Seymour Hersh
"Bits and pieces you could say are plausible, but when you put the whole conspiracy theory together, no, it is not plausible," Robert Grenier, the CIA's former top counterterrorism official, told Business Insider. "It simply isn't the way that government works."
In an investigative piece in the London Review of Books, Hersh offers an alternate history of the events surrounding the former al-Qaeda leader's death, based primarily on the account of an individual that Hersh identifies as a retired CIA source.
Hersh disputes the official White House story that bin Laden was hiding out when he was killed in Pakistan, and that US officials only alerted Pakistani officials of his death after the fact. In fact, Hersh claims, Pakistani officials had held bin Laden since 2006 and eventually helped the US take him down.

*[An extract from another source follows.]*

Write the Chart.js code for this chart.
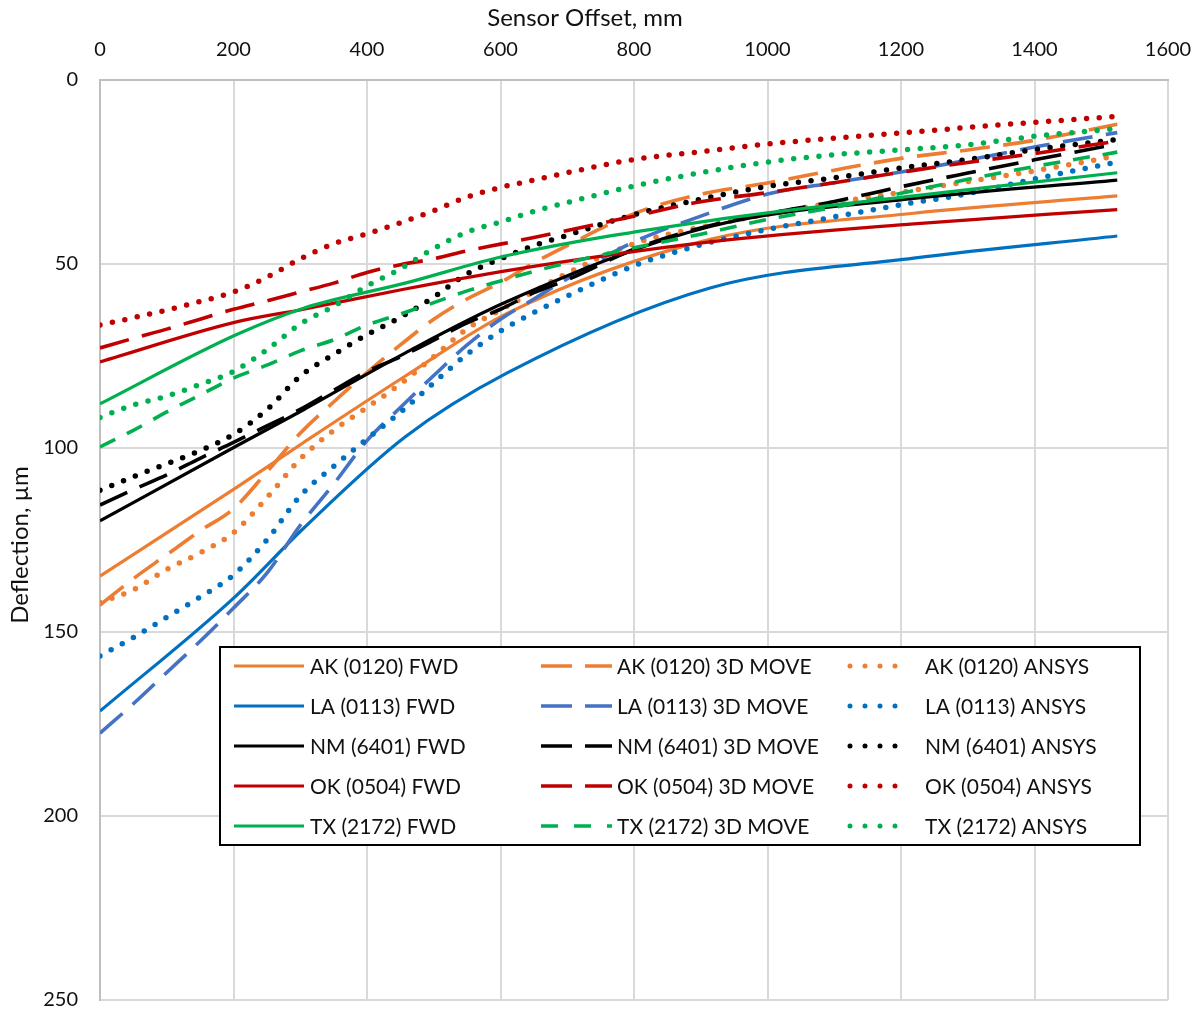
<!DOCTYPE html>
<html>
<head>
<meta charset="utf-8">
<title>Deflection basin</title>
<script src="https://cdn.jsdelivr.net/npm/chart.js@4.4.1/dist/chart.umd.min.js"></script>
<style>
  html, body { margin: 0; padding: 0; background: #ffffff; }
  #wrap { width: 1202px; height: 1011px; }
</style>
</head>
<body>
<div id="wrap"><canvas id="basinChart" width="1202" height="1011"></canvas></div>
<script>
// sensor offsets, mm
const fwdOffsets = [0, 203, 305, 457, 610, 914, 1219, 1524];
const modelOffsets = [0, 50, 100, 150, 200, 250, 300, 350, 400, 450, 500, 550, 600, 650, 700, 800, 900, 1000, 1100, 1200, 1300, 1400, 1524];

// deflections, µm — measured (FWD)
const akFwd = [134.8, 110.9, 98.5, 80.5, 63.4, 43.3, 36.2, 31.5];
const laFwd = [171.5, 140.3, 121.8, 97.0, 79.6, 56.5, 48.4, 42.4];
const nmFwd = [119.8, 99.6, 89.6, 74.2, 60.2, 39.8, 32.2, 27.2];
const okFwd = [76.6, 65.8, 62.3, 56.8, 51.8, 44.0, 39.1, 35.2];
const txFwd = [88.0, 69.3, 62.0, 55.2, 47.7, 38.2, 31.5, 25.2];

// deflections, µm — 3D MOVE
const ak3d = [142.7, 135.5, 129.0, 122.5, 116.5, 106.5, 96.0, 87.5, 79.5, 72.0, 65.0, 59.5, 55.0, 49.7, 45.0, 36.3, 31.0, 28.0, 24.5, 21.3, 19.0, 16.4, 12.0];
const la3d = [177.5, 169.5, 161.0, 152.5, 143.5, 134.0, 121.0, 109.8, 98.0, 89.0, 80.3, 72.0, 65.0, 59.5, 54.0, 44.0, 37.0, 31.0, 27.9, 25.0, 21.8, 18.2, 14.3];
const nm3d = [115.5, 111.3, 107.3, 102.8, 98.5, 94.0, 89.5, 84.3, 79.2, 75.2, 70.7, 66.0, 62.3, 57.8, 54.3, 46.0, 40.2, 36.3, 33.0, 29.0, 25.3, 21.7, 17.4];
const ok3d = [72.8, 70.2, 67.7, 65.0, 62.3, 60.0, 57.6, 55.2, 52.3, 50.2, 48.6, 46.4, 44.6, 42.8, 40.9, 37.0, 33.1, 30.6, 27.9, 25.1, 22.4, 20.0, 16.6];
const tx3d = [99.7, 95.2, 90.2, 85.6, 81.0, 77.5, 73.6, 70.6, 66.6, 63.6, 60.5, 57.3, 54.6, 52.0, 49.7, 45.6, 41.9, 37.9, 34.6, 30.8, 27.0, 23.5, 19.6];

// deflections, µm — ANSYS
const akAnsys = [142.0, 138.5, 133.0, 128.5, 123.0, 113.5, 103.0, 95.2, 89.0, 82.6, 75.2, 67.6, 62.5, 57.5, 52.5, 44.5, 40.0, 36.5, 33.3, 30.5, 27.6, 24.7, 20.6];
const laAnsys = [156.5, 151.5, 146.0, 140.5, 134.5, 125.0, 113.0, 105.0, 97.5, 90.3, 82.3, 74.5, 68.2, 63.2, 58.7, 50.5, 44.8, 40.6, 37.2, 33.9, 30.9, 26.9, 22.3];
const nmAnsys = [111.5, 107.8, 104.3, 100.7, 96.3, 89.6, 80.5, 74.6, 69.2, 64.5, 59.0, 52.7, 48.6, 45.0, 42.2, 36.6, 32.4, 28.9, 26.6, 23.9, 21.6, 18.9, 16.2];
const okAnsys = [66.6, 64.6, 62.5, 60.2, 57.6, 53.6, 48.6, 44.5, 41.8, 38.8, 35.5, 31.8, 29.2, 27.2, 25.2, 21.6, 19.5, 17.4, 15.8, 14.4, 12.9, 11.5, 9.9];
const txAnsys = [91.7, 88.3, 85.9, 82.7, 79.2, 73.3, 66.3, 61.5, 56.0, 51.3, 45.8, 41.3, 38.6, 35.7, 33.3, 28.8, 25.2, 22.3, 20.3, 19.0, 17.6, 15.3, 13.2];

const xTicks = [0, 200, 400, 600, 800, 1000, 1200, 1400, 1600];
const yTicks = [0, 50, 100, 150, 200, 250];
const xTitle = 'Sensor Offset, mm';
const yTitle = 'Deflection, µm';

const sites = ['AK (0120)', 'LA (0113)', 'NM (6401)', 'OK (0504)', 'TX (2172)'];
const methods = ['FWD', '3D MOVE', 'ANSYS'];

const seriesTable = [
  [akFwd, ak3d, akAnsys],
  [laFwd, la3d, laAnsys],
  [nmFwd, nm3d, nmAnsys],
  [okFwd, ok3d, okAnsys],
  [txFwd, tx3d, txAnsys]
];

// line colours per site: [FWD, 3D MOVE, ANSYS]
const siteColors = [
  ['#ED7D31', '#ED7D31', '#ED7D31'],
  ['#0070C0', '#4472C4', '#0070C0'],
  ['#000000', '#000000', '#000000'],
  ['#C00000', '#C00000', '#C00000'],
  ['#00B050', '#00B050', '#00B050']
];

function lineStyle(site, method) {
  if (method === 0) return { width: 3.2, dash: [], cap: 'butt', legendDash: [] };
  if (method === 1) {
    if (site === 4) return { width: 3.6, dash: [17, 13], cap: 'butt', legendDash: [17, 16] };
    return { width: 3.6, dash: [30, 13.5], cap: 'butt', legendDash: [31, 13] };
  }
  return { width: 5.5, dash: [0, 12.7], cap: 'round', legendDash: [0, 15] };
}

const datasets = [];
const total = sites.length * methods.length;
sites.forEach((site, s) => {
  methods.forEach((method, m) => {
    const xs = m === 0 ? fwdOffsets : modelOffsets;
    const ys = seriesTable[s][m];
    const st = lineStyle(s, m);
    datasets.push({
      label: site + ' ' + method,
      data: xs.map((x, i) => ({ x: x, y: ys[i] })),
      borderColor: siteColors[s][m],
      backgroundColor: siteColors[s][m],
      borderWidth: st.width,
      borderDash: st.dash,
      borderCapStyle: st.cap,
      borderJoinStyle: 'round',
      legendDash: st.legendDash,
      pointRadius: 0,
      fill: false,
      cubicInterpolationMode: 'monotone',
      // later series sit on top
      order: total - datasets.length
    });
  });
});

// boxed three-column legend inside the plot, plus the axis titles
const legendBox = {
  id: 'legendBox',
  afterDatasetsDraw(chart) {
    const ctx = chart.ctx;
    const box = { left: 220, top: 647, right: 1140, bottom: 845 };
    const rowY = [666, 706, 746, 786, 826];
    const cols = [
      { x0: 234, x1: 304, tx: 310 },
      { x0: 541, x1: 612, tx: 617 },
      { x0: 850, x1: 910, tx: 925 }
    ];
    ctx.save();
    ctx.fillStyle = '#ffffff';
    ctx.fillRect(box.left, box.top, box.right - box.left, box.bottom - box.top);
    ctx.lineWidth = 2;
    ctx.strokeStyle = '#000000';
    ctx.setLineDash([]);
    ctx.strokeRect(box.left, box.top, box.right - box.left, box.bottom - box.top);

    ctx.font = '21px Lato';
    ctx.textBaseline = 'middle';
    ctx.textAlign = 'left';
    chart.data.datasets.forEach((ds, i) => {
      const s = Math.floor(i / methods.length);
      const m = i % methods.length;
      const c = cols[m];
      const y = rowY[s];
      ctx.beginPath();
      ctx.strokeStyle = ds.borderColor;
      ctx.lineWidth = m === 2 ? 5 : ds.borderWidth;
      ctx.lineCap = ds.borderCapStyle;
      ctx.setLineDash(ds.legendDash);
      ctx.moveTo(c.x0, y);
      ctx.lineTo(c.x1, y);
      ctx.stroke();
      ctx.setLineDash([]);
      ctx.fillStyle = '#111111';
      ctx.fillText(ds.label, c.tx, y + 1);
    });

    // axis titles
    ctx.font = '24px Lato';
    ctx.fillStyle = '#111111';
    ctx.textAlign = 'center';
    ctx.fillText(xTitle, 585, 18);
    ctx.translate(20, 545);
    ctx.rotate(-Math.PI / 2);
    ctx.fillText(yTitle, 0, 0);
    ctx.restore();
  }
};

Chart.defaults.font.family = 'Lato';
Chart.defaults.color = '#111111';

function fixBox(size, key) {
  return (scale) => {
    scale[key] = size;
    scale.paddingLeft = 0;
    scale.paddingRight = 0;
    scale.paddingTop = 0;
    scale.paddingBottom = 0;
  };
}

new Chart(document.getElementById('basinChart'), {
  type: 'line',
  data: { datasets: datasets },
  plugins: [legendBox],
  options: {
    responsive: false,
    animation: false,
    devicePixelRatio: 1,
    layout: { padding: { left: 0, top: 0, right: 34, bottom: 11 } },
    plugins: {
      legend: { display: false },
      tooltip: { enabled: false }
    },
    scales: {
      x: {
        type: 'linear',
        position: 'top',
        min: 0,
        max: 1600,
        afterBuildTicks: (scale) => { scale.ticks = xTicks.map(v => ({ value: v })); },
        afterFit: fixBox(80, 'height'),
        ticks: { padding: 18, font: { size: 20 }, color: '#111111', callback: (v) => String(v) },
        grid: { color: '#D9D9D9', lineWidth: 2, drawTicks: false },
        border: { color: '#BFBFBF', width: 2 }
      },
      y: {
        type: 'linear',
        reverse: true,
        min: 0,
        max: 250,
        afterBuildTicks: (scale) => { scale.ticks = yTicks.map(v => ({ value: v })); },
        afterFit: fixBox(100, 'width'),
        ticks: { padding: 22, font: { size: 20 }, color: '#111111', callback: (v) => String(v) },
        grid: { color: '#D9D9D9', lineWidth: 2, drawTicks: false },
        border: { color: '#BFBFBF', width: 2 }
      }
    }
  }
});
</script>
</body>
</html>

Grenier acknowledged that Hersh has an impressive record of important stories. Indeed, Hersh won wide acclaim for his reporting on the My Lai massacre, a horrific mass killing of unarmed civilians in Vietnam. However, some experts have called the seasoned reporter's recent stories into question.
"Sy Hersh has obviously broken some major stories in the past. No one can take that away from him," Grenier said. "But a story like this is wild, not credible, and thinly sourced. It just strikes me as irresponsible."
Hersh's assertion that the US government pressured the Pakistanis to turn over bin Laden does not line up with how foreign aid works, according to Grenier.
"The US government uses assistance as a tool to encourage or discourage different behaviors, but the idea that you could calibrate this - you could turn the spigot slightly - it just doesn't work that way," Grenier said. "It's a much cruder tool."
While it was possible that a single source could have access to the information that Hersh describes, the source would need to be high up in the CIA, according to Grenier. But that's unlikely, he said.
"If [deputy CIA director] Michael Morell were the source, then yeah, it's quite possible," Grenier said. "I guess that would add another twist to the conspiracy that he's coming out and denouncing the whole thing."
Morell, for his part, also denounced Hersh's reporting. In an interview with CBS News, the former deputy director said that report was almost entirely false.
"It's all wrong," former CIA deputy director Mike Morell said. "I started reading the article last night and I got a third of the way through because every sentence I was reading was wrong."